╭──

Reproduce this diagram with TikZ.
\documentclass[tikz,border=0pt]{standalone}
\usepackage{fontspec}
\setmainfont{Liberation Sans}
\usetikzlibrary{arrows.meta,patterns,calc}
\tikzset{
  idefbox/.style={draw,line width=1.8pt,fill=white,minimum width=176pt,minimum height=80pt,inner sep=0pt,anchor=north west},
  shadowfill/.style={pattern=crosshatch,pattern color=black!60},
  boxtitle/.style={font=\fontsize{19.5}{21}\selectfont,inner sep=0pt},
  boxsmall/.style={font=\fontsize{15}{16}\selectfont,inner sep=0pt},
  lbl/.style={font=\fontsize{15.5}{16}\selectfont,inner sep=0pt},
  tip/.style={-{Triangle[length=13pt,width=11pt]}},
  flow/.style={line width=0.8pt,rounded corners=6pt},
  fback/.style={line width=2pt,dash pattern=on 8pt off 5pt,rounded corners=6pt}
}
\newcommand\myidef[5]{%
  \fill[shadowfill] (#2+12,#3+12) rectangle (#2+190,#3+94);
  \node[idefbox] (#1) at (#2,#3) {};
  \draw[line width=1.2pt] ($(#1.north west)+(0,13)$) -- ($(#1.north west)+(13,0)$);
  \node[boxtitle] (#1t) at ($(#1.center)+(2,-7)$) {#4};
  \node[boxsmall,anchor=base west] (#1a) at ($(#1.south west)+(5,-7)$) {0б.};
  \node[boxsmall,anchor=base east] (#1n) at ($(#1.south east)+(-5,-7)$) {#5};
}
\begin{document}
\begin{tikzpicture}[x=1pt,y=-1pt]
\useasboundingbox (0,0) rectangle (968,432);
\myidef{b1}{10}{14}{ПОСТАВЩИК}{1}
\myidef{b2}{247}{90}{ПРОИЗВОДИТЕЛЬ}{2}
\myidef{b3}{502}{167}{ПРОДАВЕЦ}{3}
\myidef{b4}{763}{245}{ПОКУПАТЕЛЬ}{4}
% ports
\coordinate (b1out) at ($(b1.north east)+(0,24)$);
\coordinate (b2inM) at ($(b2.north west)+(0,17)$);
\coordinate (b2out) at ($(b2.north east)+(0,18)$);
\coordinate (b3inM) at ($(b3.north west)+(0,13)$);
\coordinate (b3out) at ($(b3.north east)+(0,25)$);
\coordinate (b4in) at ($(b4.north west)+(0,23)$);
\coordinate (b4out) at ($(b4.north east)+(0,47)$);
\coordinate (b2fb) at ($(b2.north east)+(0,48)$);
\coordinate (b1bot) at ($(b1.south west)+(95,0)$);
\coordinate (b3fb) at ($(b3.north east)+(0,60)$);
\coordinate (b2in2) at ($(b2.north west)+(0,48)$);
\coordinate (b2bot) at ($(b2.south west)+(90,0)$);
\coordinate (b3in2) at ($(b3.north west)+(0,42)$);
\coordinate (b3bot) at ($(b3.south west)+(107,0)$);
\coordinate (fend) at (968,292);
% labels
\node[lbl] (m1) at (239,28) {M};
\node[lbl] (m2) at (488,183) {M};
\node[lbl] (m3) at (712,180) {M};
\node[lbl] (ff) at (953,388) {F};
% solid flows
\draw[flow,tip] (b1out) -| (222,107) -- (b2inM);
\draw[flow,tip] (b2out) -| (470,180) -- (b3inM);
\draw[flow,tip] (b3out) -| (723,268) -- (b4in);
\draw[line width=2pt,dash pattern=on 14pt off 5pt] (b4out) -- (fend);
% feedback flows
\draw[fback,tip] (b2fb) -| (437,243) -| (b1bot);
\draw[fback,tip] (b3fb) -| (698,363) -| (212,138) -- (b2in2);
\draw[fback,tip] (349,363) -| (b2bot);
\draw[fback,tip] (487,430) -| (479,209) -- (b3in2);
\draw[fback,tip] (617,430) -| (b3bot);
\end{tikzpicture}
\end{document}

╰──

Repeat the whole listing exactly, keeping every line intact.

Reproduce this diagram with TikZ.
\documentclass[tikz,border=0pt]{standalone}
\usepackage{fontspec}
\setmainfont{Liberation Sans}
\usetikzlibrary{arrows.meta,patterns,calc}
\tikzset{
  idefbox/.style={draw,line width=1.8pt,fill=white,minimum width=176pt,minimum height=80pt,inner sep=0pt,anchor=north west},
  shadowfill/.style={pattern=crosshatch,pattern color=black!60},
  boxtitle/.style={font=\fontsize{19.5}{21}\selectfont,inner sep=0pt},
  boxsmall/.style={font=\fontsize{15}{16}\selectfont,inner sep=0pt},
  lbl/.style={font=\fontsize{15.5}{16}\selectfont,inner sep=0pt},
  tip/.style={-{Triangle[length=13pt,width=11pt]}},
  flow/.style={line width=0.8pt,rounded corners=6pt},
  fback/.style={line width=2pt,dash pattern=on 8pt off 5pt,rounded corners=6pt}
}
\newcommand\myidef[5]{%
  \fill[shadowfill] (#2+12,#3+12) rectangle (#2+190,#3+94);
  \node[idefbox] (#1) at (#2,#3) {};
  \draw[line width=1.2pt] ($(#1.north west)+(0,13)$) -- ($(#1.north west)+(13,0)$);
  \node[boxtitle] (#1t) at ($(#1.center)+(2,-7)$) {#4};
  \node[boxsmall,anchor=base west] (#1a) at ($(#1.south west)+(5,-7)$) {0б.};
  \node[boxsmall,anchor=base east] (#1n) at ($(#1.south east)+(-5,-7)$) {#5};
}
\begin{document}
\begin{tikzpicture}[x=1pt,y=-1pt]
\useasboundingbox (0,0) rectangle (968,432);
\myidef{b1}{10}{14}{ПОСТАВЩИК}{1}
\myidef{b2}{247}{90}{ПРОИЗВОДИТЕЛЬ}{2}
\myidef{b3}{502}{167}{ПРОДАВЕЦ}{3}
\myidef{b4}{763}{245}{ПОКУПАТЕЛЬ}{4}
% ports
\coordinate (b1out) at ($(b1.north east)+(0,24)$);
\coordinate (b2inM) at ($(b2.north west)+(0,17)$);
\coordinate (b2out) at ($(b2.north east)+(0,18)$);
\coordinate (b3inM) at ($(b3.north west)+(0,13)$);
\coordinate (b3out) at ($(b3.north east)+(0,25)$);
\coordinate (b4in) at ($(b4.north west)+(0,23)$);
\coordinate (b4out) at ($(b4.north east)+(0,47)$);
\coordinate (b2fb) at ($(b2.north east)+(0,48)$);
\coordinate (b1bot) at ($(b1.south west)+(95,0)$);
\coordinate (b3fb) at ($(b3.north east)+(0,60)$);
\coordinate (b2in2) at ($(b2.north west)+(0,48)$);
\coordinate (b2bot) at ($(b2.south west)+(90,0)$);
\coordinate (b3in2) at ($(b3.north west)+(0,42)$);
\coordinate (b3bot) at ($(b3.south west)+(107,0)$);
\coordinate (fend) at (968,292);
% labels
\node[lbl] (m1) at (239,28) {M};
\node[lbl] (m2) at (488,183) {M};
\node[lbl] (m3) at (712,180) {M};
\node[lbl] (ff) at (953,388) {F};
% solid flows
\draw[flow,tip] (b1out) -| (222,107) -- (b2inM);
\draw[flow,tip] (b2out) -| (470,180) -- (b3inM);
\draw[flow,tip] (b3out) -| (723,268) -- (b4in);
\draw[line width=2pt,dash pattern=on 14pt off 5pt] (b4out) -- (fend);
% feedback flows
\draw[fback,tip] (b2fb) -| (437,243) -| (b1bot);
\draw[fback,tip] (b3fb) -| (698,363) -| (212,138) -- (b2in2);
\draw[fback,tip] (349,363) -| (b2bot);
\draw[fback,tip] (487,430) -| (479,209) -- (b3in2);
\draw[fback,tip] (617,430) -| (b3bot);
\end{tikzpicture}
\end{document}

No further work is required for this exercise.